Here is a more restrained view:
Let's follow the designer's various decisions. The choice of those age groups indicates that the story is really happening at the "margins": Muslims and Hindus have higher proportions of younger followers while Jews and Buddhists have higher concentrations of older followers.
Therein lies the problem. Because of the lengths, their central locations, and the tints, the middle section of each bar is the most eye-catching: the reader is glancing at the wrong part of the chart.
So, let me fix this by re-ordering the three panels:
Is there really a need to draw those gray bars? The middle age group (grab-all) only exists to assure readers that everyone who's supposed to be included has been included. Why plot it?
The above chart says "trust me, what isn't drawn here constitutes the remaining population, and the whole adds to 100%."
Another issue of these charts, exacerbated by inflexible software defaults, is the forced choice of imbuing one variable with a super status above the others. In the Pew chart, the rows are ordered by decreasing proportion of the young age group, except for the "everyone" group pinned as the bottom row. Therefore, the green bars (old age group) are not in a particular order, its pattern much harder to comprehend.
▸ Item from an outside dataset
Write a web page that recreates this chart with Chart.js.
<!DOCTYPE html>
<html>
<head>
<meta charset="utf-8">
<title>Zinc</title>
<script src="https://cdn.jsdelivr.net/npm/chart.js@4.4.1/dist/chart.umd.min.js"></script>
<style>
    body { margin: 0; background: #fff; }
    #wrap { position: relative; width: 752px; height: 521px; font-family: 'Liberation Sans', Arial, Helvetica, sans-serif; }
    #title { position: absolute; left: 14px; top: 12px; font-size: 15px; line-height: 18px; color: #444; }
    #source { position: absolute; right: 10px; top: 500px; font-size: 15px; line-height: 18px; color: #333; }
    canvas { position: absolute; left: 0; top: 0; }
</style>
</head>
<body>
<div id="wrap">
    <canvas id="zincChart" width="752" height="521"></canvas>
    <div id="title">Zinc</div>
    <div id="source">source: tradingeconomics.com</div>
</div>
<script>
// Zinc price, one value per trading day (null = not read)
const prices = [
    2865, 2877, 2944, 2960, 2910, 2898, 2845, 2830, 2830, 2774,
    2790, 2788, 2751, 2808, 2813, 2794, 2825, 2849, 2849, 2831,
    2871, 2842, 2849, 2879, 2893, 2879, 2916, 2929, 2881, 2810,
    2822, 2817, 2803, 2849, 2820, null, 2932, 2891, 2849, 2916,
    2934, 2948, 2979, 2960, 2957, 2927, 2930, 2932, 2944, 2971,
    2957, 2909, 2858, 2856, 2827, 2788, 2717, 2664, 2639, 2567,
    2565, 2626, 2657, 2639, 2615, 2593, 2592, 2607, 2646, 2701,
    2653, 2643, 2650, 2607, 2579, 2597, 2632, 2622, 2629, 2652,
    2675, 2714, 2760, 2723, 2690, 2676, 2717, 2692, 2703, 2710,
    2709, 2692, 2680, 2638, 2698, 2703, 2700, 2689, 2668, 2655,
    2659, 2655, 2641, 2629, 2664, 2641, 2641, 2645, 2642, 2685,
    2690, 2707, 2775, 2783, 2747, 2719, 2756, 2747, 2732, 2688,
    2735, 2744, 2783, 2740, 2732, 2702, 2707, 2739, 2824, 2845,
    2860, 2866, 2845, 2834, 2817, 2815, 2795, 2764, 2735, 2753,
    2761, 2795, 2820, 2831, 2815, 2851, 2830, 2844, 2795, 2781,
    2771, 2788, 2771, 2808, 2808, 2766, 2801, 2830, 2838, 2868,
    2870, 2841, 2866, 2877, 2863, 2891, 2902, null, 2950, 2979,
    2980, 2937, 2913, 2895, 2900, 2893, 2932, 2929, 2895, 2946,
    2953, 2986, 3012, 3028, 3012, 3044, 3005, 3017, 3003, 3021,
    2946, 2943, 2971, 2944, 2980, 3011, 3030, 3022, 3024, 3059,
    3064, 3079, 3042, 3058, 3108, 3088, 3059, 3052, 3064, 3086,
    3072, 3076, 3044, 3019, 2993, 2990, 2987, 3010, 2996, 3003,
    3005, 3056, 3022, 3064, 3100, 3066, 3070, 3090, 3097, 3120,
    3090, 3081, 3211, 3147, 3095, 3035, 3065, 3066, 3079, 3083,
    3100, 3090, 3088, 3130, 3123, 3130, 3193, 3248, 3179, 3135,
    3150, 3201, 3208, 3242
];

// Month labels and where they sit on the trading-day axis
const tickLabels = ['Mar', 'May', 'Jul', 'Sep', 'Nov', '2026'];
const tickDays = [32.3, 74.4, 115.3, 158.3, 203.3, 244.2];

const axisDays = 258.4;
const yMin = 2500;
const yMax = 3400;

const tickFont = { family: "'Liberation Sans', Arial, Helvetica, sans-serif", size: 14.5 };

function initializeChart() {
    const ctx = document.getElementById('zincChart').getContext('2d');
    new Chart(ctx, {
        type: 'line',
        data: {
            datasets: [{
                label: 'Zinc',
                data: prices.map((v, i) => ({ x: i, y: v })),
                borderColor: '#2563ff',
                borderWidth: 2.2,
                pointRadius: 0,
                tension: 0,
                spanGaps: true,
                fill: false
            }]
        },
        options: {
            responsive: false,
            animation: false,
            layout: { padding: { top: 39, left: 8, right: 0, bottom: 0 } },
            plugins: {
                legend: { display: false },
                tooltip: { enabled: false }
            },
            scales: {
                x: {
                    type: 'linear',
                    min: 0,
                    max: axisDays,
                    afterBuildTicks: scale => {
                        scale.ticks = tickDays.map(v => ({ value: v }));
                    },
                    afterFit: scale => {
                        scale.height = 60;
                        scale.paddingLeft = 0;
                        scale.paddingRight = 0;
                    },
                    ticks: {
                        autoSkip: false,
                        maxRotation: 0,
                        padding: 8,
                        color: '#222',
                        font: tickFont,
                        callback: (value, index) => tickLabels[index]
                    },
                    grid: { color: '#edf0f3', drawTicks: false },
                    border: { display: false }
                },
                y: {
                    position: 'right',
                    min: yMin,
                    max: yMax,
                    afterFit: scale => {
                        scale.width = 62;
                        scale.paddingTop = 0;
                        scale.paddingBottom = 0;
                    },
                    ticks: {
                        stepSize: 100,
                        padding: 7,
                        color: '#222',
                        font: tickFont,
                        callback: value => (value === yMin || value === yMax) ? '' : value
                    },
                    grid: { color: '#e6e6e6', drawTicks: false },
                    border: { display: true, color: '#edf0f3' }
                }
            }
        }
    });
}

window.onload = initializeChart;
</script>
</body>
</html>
In the final version, I break the need to keep bars of the same religion on the same row:
Five colors are used. Three of them are used to cluster similar religions: Muslims and Hindus (in blue) have higher proportions of the young compared to the world average (gray) while the religions painted in green have higher proportions of the old. Christians (in orange) are unusual in that the proportions are higher than average in both young and old age groups. Everyone and unaffiliated are given separate colors.
The colors here serve two purposes: connecting the two panels, and revealing the cluster structure.